## SHORT EXERCISE
Lines containing the word "Write" are to be counted; state their number and nothing further.
---------- RAW DATA
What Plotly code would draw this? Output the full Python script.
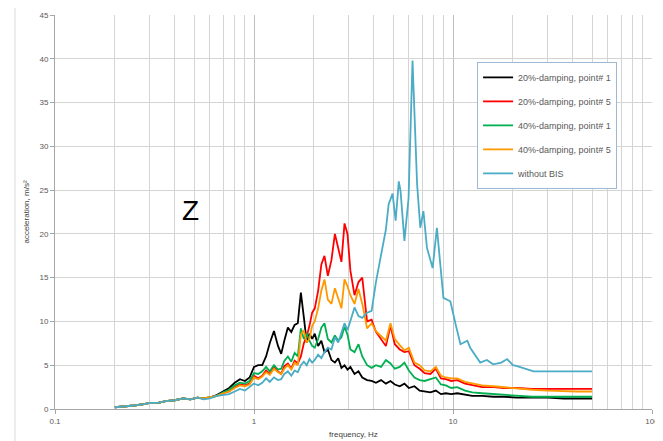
--------------------
---------- RAW DATA
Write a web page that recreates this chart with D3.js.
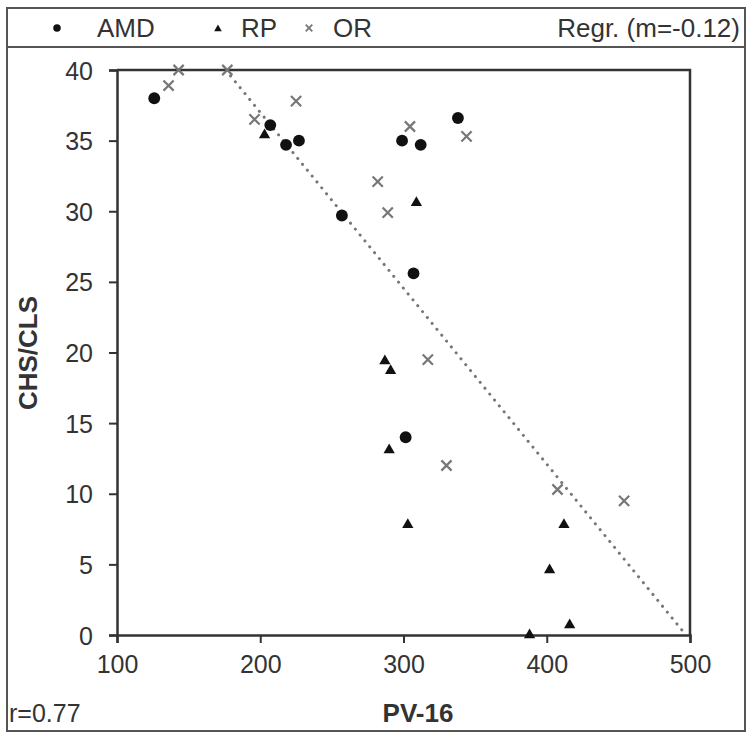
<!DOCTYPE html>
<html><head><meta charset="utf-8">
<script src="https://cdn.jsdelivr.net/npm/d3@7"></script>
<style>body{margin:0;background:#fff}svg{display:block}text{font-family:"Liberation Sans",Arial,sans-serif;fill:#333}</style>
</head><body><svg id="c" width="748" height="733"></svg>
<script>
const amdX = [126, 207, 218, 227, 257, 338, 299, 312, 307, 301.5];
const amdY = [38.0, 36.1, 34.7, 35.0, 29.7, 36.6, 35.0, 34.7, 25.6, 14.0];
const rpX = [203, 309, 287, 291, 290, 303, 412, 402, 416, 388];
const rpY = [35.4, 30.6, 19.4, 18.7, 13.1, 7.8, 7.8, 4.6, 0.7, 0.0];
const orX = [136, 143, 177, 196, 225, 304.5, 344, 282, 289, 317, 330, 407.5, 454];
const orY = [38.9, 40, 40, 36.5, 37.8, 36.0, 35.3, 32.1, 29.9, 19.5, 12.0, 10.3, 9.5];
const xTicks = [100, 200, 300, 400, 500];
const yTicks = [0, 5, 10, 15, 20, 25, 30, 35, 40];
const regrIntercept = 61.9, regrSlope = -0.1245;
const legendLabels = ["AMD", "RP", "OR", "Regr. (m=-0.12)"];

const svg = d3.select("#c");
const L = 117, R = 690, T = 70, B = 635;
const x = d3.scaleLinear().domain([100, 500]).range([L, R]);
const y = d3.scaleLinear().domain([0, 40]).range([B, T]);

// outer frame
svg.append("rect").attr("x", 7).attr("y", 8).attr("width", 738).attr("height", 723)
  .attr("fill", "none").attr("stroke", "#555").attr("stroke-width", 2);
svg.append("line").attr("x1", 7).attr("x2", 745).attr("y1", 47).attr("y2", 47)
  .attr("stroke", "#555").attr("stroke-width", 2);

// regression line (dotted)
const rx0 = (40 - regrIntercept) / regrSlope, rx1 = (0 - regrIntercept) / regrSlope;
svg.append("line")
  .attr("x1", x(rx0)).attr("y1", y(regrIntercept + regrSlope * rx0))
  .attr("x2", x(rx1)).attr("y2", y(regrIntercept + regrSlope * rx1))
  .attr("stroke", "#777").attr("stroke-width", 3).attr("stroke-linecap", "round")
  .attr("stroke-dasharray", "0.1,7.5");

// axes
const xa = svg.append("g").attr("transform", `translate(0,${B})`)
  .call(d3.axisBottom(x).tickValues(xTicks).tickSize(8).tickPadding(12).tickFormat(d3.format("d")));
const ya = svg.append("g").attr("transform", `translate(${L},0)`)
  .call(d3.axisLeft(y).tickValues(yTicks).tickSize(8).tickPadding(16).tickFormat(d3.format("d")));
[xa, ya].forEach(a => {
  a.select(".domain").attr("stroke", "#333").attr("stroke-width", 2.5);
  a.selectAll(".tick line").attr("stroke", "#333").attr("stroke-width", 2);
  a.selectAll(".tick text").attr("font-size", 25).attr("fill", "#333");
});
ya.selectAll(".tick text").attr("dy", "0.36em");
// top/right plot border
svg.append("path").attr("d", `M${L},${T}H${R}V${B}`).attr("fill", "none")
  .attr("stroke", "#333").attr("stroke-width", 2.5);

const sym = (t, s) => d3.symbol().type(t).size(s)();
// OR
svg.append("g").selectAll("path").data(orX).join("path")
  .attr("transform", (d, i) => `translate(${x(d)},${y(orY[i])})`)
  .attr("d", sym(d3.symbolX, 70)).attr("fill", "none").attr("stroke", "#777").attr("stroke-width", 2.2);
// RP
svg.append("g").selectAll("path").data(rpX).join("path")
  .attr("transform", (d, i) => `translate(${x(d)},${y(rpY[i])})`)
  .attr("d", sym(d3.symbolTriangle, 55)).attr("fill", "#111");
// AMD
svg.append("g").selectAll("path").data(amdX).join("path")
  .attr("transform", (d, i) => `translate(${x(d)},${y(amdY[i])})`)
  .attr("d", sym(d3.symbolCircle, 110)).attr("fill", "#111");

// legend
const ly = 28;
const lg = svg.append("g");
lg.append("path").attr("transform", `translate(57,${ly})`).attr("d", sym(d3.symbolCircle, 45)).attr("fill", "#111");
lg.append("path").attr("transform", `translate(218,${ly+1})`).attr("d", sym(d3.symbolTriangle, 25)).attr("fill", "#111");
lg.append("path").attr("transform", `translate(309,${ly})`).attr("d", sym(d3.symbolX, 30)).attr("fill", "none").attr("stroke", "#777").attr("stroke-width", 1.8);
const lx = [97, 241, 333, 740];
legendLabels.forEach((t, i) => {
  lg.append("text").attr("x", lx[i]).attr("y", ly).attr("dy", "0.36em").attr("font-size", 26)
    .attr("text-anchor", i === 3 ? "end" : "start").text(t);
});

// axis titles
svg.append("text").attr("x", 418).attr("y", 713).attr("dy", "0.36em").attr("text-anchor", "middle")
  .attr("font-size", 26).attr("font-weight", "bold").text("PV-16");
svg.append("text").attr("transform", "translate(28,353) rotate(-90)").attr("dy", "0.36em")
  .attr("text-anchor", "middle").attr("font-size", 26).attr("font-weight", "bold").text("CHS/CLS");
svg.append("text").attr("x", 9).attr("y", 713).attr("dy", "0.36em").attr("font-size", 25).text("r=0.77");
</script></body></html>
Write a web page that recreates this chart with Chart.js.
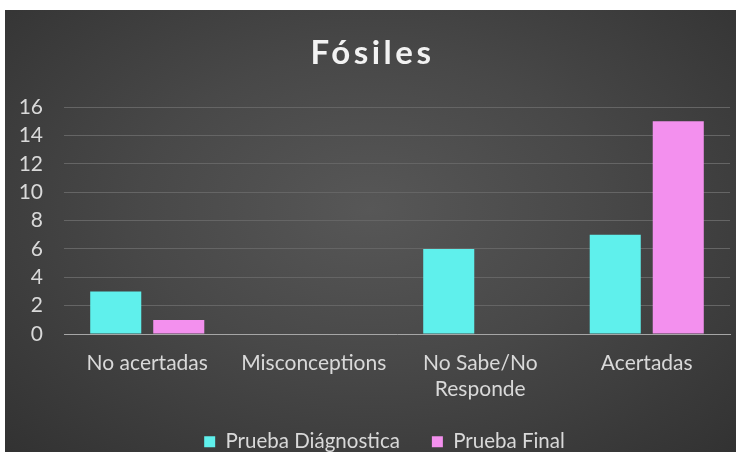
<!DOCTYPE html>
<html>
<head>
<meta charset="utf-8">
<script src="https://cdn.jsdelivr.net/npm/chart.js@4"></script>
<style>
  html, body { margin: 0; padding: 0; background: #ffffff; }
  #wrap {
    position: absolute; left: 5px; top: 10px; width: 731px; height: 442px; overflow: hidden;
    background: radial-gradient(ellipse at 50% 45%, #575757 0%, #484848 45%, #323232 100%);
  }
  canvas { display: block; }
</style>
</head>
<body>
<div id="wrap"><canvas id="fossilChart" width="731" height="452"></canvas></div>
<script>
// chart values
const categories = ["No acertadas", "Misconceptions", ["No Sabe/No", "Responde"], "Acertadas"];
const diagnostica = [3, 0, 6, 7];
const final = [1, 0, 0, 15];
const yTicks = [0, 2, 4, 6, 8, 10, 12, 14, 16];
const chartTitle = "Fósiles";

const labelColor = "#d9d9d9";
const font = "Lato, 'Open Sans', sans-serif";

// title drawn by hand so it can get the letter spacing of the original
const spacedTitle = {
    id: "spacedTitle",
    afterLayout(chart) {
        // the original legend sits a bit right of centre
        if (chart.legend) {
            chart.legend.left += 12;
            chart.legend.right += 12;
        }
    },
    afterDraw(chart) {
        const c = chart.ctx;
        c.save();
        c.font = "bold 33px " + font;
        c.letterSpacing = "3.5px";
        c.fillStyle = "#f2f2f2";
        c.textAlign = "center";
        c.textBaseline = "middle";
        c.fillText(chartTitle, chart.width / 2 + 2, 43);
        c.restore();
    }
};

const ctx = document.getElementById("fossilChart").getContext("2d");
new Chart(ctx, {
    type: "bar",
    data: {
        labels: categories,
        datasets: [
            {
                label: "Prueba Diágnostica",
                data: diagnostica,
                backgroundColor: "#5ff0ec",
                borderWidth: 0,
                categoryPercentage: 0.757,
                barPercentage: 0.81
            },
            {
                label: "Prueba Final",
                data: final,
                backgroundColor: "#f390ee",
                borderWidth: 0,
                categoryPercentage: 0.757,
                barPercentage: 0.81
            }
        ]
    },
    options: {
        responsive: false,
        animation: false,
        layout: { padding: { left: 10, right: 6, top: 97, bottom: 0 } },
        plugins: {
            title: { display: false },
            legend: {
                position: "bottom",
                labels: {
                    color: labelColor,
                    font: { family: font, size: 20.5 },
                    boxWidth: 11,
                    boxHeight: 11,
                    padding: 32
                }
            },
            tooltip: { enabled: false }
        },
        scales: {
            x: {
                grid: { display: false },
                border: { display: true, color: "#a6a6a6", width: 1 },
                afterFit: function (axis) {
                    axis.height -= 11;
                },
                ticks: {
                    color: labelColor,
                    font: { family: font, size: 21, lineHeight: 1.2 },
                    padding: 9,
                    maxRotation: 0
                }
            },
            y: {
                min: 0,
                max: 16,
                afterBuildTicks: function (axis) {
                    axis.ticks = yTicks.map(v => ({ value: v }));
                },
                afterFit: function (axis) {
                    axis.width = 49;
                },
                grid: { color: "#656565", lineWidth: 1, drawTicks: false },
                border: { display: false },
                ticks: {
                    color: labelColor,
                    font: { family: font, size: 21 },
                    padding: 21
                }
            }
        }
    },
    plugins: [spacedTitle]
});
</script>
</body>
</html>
--------------------
## OUTPUT FOR THIS EXERCISE
2